One activity that has some doctors on the defensive is their patients’ requests to record the audio of their examinations and consultations. Many physicians flat out refuse these requests, while others may consent but warily. They wonder if they aren’t setting themselves up for future malpractice actions.
Patients may wish to record their physician consultations for many reasons. Sometimes they are nervous and don’t remember important advice and instructions. Others may want to review the conversation later with their partner or other family member. Those being diagnosed with serious illnesses may be in a kind of shock and need time to process the diagnosis in order to comprehend what they need to do.
Almost certainly litigiousness is low on the totem pole of reasons for requesting to record the encounter, yet doctors are far from embracing of the concept. Some even appear to fear secret patient recordings done without their knowledge or permission.

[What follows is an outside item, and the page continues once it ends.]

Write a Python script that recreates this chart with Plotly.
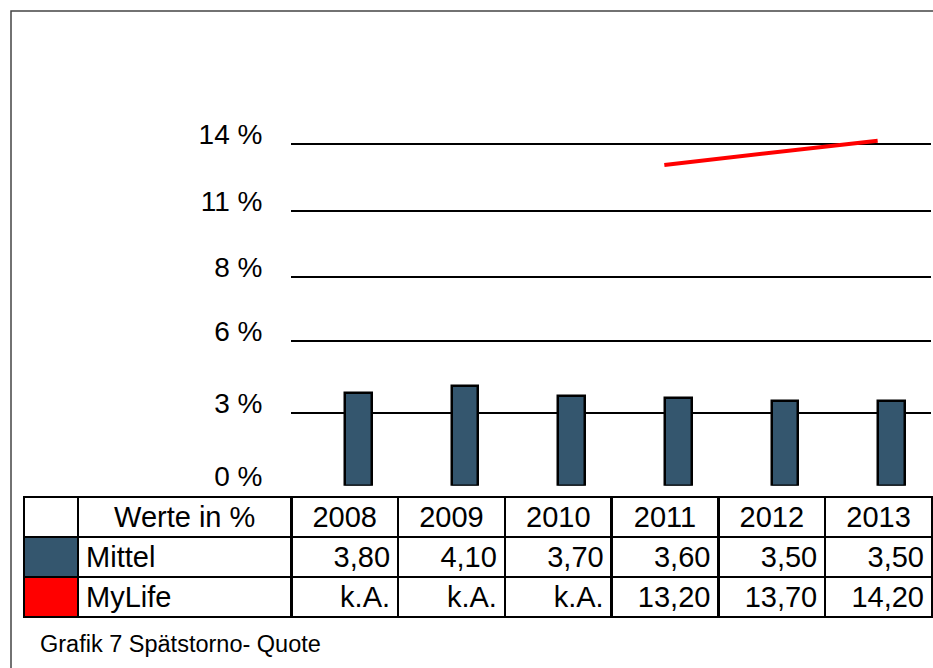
import plotly.graph_objects as go

# ---- data ----
years = ["2008", "2009", "2010", "2011", "2012", "2013"]
mittel = [3.80, 4.10, 3.70, 3.60, 3.50, 3.50]
mylife = [None, None, None, 13.20, 13.70, 14.20]
series_names = ["Mittel", "MyLife"]
series_colors = ["#34566E", "#FF0000"]
tick_vals = [0, 3.0, 5.95, 8.6, 11.3, 14.05]
tick_text = ["0 %", "3 %", "6 %", "8 %", "11 %", "14 %"]
header_label = "Werte in %"
caption = "Grafik 7 Spätstorno- Quote"

W, H = 933, 668
FONT = "Liberation Sans, Arial, sans-serif"


def fmt(v):
    return "k.A." if v is None else f"{v:.2f}".replace(".", ",")


def px_x(p):
    return p / W


def px_y(p):
    return (H - p) / H


xs = list(range(len(years)))

fig = go.Figure()

fig.add_trace(go.Bar(
    x=xs, y=mittel, name=series_names[0],
    marker=dict(color=series_colors[0], line=dict(color="black", width=2.5)),
    width=0.25, offset=0.005,
    xaxis="x", yaxis="y", showlegend=False,
))

fig.add_trace(go.Scatter(
    x=xs, y=mylife, name=series_names[1], mode="lines",
    line=dict(color=series_colors[1], width=4),
    connectgaps=False, xaxis="x", yaxis="y", showlegend=False,
))

# data table under the chart
col_vals = [["", ""], series_names] + [[fmt(m), fmt(l)] for m, l in zip(mittel, mylife)]
fill_cols = [series_colors] + [["white", "white"]] * (len(years) + 1)

fig.add_trace(go.Table(
    domain=dict(x=[px_x(24), px_x(932)], y=[px_y(640), px_y(497)]),
    columnwidth=[54, 213] + [106.67] * len(years),
    header=dict(
        values=["", header_label] + years,
        fill=dict(color="white"),
        line=dict(color="black", width=2.5),
        align="center",
        font=dict(family=FONT, size=29, color="black"),
        height=40,
    ),
    cells=dict(
        values=col_vals,
        fill=dict(color=fill_cols),
        line=dict(color="black", width=2.5),
        align=["center", "left"] + ["right"] * len(years),
        font=dict(family=FONT, size=29, color="black"),
        height=40,
    ),
))

zero_px = 485.7
top_px = 100

fig.update_layout(
    width=W, height=H,
    margin=dict(l=0, r=0, t=0, b=0, autoexpand=False),
    paper_bgcolor="white", plot_bgcolor="white",
    font=dict(family=FONT, color="black"),
    xaxis=dict(
        domain=[px_x(291), px_x(931)],
        range=[-0.5, len(years) - 0.5],
        showgrid=False, zeroline=False, showticklabels=False, showline=False,
        ticks="", fixedrange=True,
    ),
    yaxis=dict(
        domain=[px_y(zero_px), px_y(top_px)],
        range=[0, (zero_px - top_px) / 24.3],
        tickvals=tick_vals, ticktext=tick_text,
        showgrid=True, gridcolor="black", gridwidth=2,
        zeroline=False, showline=False,
        ticks="outside", ticklen=22, tickcolor="rgba(0,0,0,0)",
        ticklabelshift=-10,
        tickfont=dict(family=FONT, size=28, color="black"),
        fixedrange=True,
    ),
    bargap=0,
    shapes=[dict(
        type="rect", xref="paper", yref="paper",
        x0=px_x(11), x1=1.2, y0=-0.2, y1=px_y(11),
        line=dict(color="#444444", width=1.5), fillcolor="rgba(0,0,0,0)",
        layer="below",
    )],
    annotations=[dict(
        text=caption, xref="paper", yref="paper",
        x=px_x(38), y=px_y(644), xanchor="left", yanchor="middle",
        showarrow=False, font=dict(family=FONT, size=23.5, color="black"),
    )],
)

fig.write_html("out.html")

However, Florida patients who wish to record conversations with their physicians must first get their permission. Florida law is very clear on this issue. The state has “two-party consent” laws in place that make it a criminal act to record or intercept any “wire, oral, or electronic communication” unless all parties consent to the recording. Violators can face criminal prosecution in addition to civil damages by any injured parties.
Yet some of the doctors who have agreed to recorded consultations believe that their willingness can increase their patients’ trust in them. It can also cause doctors to err on the side of caution and make sure that their knowledge is up-to-date and their advice spot-on.
From a patient’s perspective, this is definitely a good thing. Some doctors consider how the potential benefits to their patients outweigh the negatives they could face and grant permission.
Whether a request is granted or not, having a recording of a doctor’s exam is not necessary in order to pursue a successful malpractice claim against a negligent health care provider.